Has a twin sister named Mary and two other sets of twin girls in his family.

Personal Quotes (7)

So I got into social and environmental justice possibilities. It started as local access places before we had computers in our pockets. I started LAP (LAP.org); it became about dialogue and getting people to work together - a dialogue is a conversation with a center instead of sides
When I sidestepped into acting in San Francisco, which was for me a great time of connecting to my innermost feelings, I was more of a science geek, an economics guy. But even as I was exploring Carl Jung and psychiatry, it was acting that opened my interior and sensibilities. I started writing songs. It wasn't like, "Oh, I'm going to write a song at this time," it was more like rhymes would come to me easily.

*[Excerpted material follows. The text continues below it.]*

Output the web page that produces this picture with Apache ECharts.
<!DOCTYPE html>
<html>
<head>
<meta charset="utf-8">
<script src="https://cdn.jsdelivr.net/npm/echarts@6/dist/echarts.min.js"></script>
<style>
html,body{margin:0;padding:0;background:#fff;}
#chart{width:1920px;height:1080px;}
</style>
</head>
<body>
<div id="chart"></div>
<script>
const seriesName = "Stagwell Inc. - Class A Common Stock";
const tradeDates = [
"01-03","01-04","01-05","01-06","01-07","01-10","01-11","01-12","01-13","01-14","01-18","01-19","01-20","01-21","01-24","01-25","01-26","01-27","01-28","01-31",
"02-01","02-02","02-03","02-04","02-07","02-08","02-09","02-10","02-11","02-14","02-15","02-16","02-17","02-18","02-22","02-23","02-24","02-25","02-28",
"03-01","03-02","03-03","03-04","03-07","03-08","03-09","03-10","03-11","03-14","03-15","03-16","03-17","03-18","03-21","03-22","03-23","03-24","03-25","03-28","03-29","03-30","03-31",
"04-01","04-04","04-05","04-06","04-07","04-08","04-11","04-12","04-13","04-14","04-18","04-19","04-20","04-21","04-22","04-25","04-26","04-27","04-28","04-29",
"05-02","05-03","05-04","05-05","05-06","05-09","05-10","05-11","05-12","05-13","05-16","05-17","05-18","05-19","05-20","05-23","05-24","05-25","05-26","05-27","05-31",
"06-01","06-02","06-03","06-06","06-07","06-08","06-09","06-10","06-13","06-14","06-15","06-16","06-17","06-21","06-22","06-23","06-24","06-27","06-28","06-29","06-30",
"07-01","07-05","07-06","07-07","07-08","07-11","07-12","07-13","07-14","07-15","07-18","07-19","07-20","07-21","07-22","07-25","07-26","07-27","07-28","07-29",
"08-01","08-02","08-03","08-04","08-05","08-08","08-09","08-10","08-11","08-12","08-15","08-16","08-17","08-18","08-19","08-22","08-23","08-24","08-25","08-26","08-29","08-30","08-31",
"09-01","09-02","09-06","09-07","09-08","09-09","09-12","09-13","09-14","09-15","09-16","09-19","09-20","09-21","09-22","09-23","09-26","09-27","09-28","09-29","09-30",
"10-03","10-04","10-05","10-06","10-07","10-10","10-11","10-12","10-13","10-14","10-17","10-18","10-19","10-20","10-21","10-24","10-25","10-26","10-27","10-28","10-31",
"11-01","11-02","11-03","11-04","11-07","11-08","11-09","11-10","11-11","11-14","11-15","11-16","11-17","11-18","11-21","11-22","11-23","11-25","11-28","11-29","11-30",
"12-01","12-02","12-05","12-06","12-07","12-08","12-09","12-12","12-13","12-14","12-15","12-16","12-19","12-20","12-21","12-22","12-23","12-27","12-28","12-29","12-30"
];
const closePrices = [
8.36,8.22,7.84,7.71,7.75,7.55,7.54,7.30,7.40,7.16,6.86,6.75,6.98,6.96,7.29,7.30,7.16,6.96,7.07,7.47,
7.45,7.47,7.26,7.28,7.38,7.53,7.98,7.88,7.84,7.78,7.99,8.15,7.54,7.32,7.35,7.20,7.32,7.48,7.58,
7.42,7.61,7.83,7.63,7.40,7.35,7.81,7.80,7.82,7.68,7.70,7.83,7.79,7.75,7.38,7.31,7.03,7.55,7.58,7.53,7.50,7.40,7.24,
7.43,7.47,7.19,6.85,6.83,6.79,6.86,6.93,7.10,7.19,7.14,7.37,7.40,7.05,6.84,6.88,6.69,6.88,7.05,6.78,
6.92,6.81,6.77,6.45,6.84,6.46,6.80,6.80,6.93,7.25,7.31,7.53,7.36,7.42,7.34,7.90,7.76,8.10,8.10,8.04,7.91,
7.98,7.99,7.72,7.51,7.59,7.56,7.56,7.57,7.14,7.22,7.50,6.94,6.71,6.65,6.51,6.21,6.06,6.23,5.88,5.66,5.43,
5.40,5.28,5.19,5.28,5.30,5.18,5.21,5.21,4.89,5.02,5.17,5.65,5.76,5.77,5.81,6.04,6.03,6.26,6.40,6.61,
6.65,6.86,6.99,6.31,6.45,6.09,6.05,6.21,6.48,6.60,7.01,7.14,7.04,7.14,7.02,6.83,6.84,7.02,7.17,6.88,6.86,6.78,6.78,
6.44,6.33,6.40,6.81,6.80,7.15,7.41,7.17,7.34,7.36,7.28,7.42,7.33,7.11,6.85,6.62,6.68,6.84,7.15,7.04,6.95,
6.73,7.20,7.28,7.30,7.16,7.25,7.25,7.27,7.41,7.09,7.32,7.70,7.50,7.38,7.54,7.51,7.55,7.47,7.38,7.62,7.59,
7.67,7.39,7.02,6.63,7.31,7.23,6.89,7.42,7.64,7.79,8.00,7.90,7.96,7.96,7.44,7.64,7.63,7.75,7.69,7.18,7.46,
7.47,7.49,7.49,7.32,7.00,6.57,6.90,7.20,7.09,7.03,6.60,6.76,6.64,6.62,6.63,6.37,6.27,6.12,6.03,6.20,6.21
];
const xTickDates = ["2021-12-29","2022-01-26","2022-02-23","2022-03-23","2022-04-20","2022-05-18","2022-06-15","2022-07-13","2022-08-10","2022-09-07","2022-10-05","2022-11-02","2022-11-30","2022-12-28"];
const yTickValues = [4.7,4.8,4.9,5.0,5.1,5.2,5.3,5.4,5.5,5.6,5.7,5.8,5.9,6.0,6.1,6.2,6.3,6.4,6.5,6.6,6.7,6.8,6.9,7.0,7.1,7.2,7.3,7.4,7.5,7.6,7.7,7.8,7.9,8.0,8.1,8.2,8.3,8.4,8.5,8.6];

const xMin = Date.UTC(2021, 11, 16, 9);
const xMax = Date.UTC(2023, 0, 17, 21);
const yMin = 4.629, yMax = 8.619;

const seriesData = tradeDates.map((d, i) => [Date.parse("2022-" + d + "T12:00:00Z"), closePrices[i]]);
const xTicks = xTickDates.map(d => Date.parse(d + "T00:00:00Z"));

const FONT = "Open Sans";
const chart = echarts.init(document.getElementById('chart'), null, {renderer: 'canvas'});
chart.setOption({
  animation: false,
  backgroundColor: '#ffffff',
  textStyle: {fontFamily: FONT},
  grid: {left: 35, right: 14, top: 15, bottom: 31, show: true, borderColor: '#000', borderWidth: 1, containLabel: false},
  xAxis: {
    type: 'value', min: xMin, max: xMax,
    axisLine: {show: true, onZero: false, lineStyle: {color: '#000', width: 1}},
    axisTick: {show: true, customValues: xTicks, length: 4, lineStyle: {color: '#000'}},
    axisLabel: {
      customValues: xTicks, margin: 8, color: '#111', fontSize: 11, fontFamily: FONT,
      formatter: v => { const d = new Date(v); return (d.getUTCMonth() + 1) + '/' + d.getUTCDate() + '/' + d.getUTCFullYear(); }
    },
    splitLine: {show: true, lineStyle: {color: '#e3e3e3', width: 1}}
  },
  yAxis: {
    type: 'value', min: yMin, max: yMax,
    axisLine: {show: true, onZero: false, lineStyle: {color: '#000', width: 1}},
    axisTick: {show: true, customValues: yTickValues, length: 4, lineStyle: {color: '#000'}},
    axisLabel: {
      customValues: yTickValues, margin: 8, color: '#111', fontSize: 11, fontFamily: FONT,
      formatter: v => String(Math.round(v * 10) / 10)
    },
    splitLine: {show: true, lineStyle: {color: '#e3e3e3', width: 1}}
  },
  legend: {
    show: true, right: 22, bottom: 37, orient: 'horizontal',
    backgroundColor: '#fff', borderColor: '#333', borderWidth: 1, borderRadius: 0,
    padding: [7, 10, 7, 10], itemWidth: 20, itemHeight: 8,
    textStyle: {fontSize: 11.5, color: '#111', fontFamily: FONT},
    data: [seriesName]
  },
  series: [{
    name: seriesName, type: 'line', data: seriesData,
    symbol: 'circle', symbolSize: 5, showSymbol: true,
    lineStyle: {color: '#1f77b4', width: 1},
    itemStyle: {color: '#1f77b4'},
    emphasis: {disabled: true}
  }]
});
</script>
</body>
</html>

I learned how good the actors on soaps are, you know, to work at the speed they do, but also that a story can unfold over a period of time, and so that was a draw because, you know, it's touched my life in some ways.
[on why he built his Malibu Point home with circles, arches, and no straight lines] The circle is really the central metaphor of spirituality.
[on his return to television after the death of his first wife] When I came back, I did a show with Frank Zappa's two older kids, Moon and Dweezil. They were cool, I loved the Zappas, but the show itself, I mean the network was clueless as to what it was about these guys that made it an interesting show. They just thought that Dweezil was another Kirk Cameron and Moon was somehow along for the ride. And so I just, I just kinda dropped out of all that, and then got into Mosaic and those possibilities.
[on working on an extended Alzheimer's story arc on daytime television] It's been a great experience - and in this medium, you get to unfold day by day. When I look back at some of the prime time gigs I've had? Wow. This is nothing like doing two scenes as a guest star in an episodic about someone who has Alzheimer's. The day-to-day storytelling opens you up to a kind of freedom and some better work. That's the beauty of it."
[Reflecting on his experience on the television series Barney Miller (1975-1982)] It was a great experience and one that I found was not so easy to find again over the years.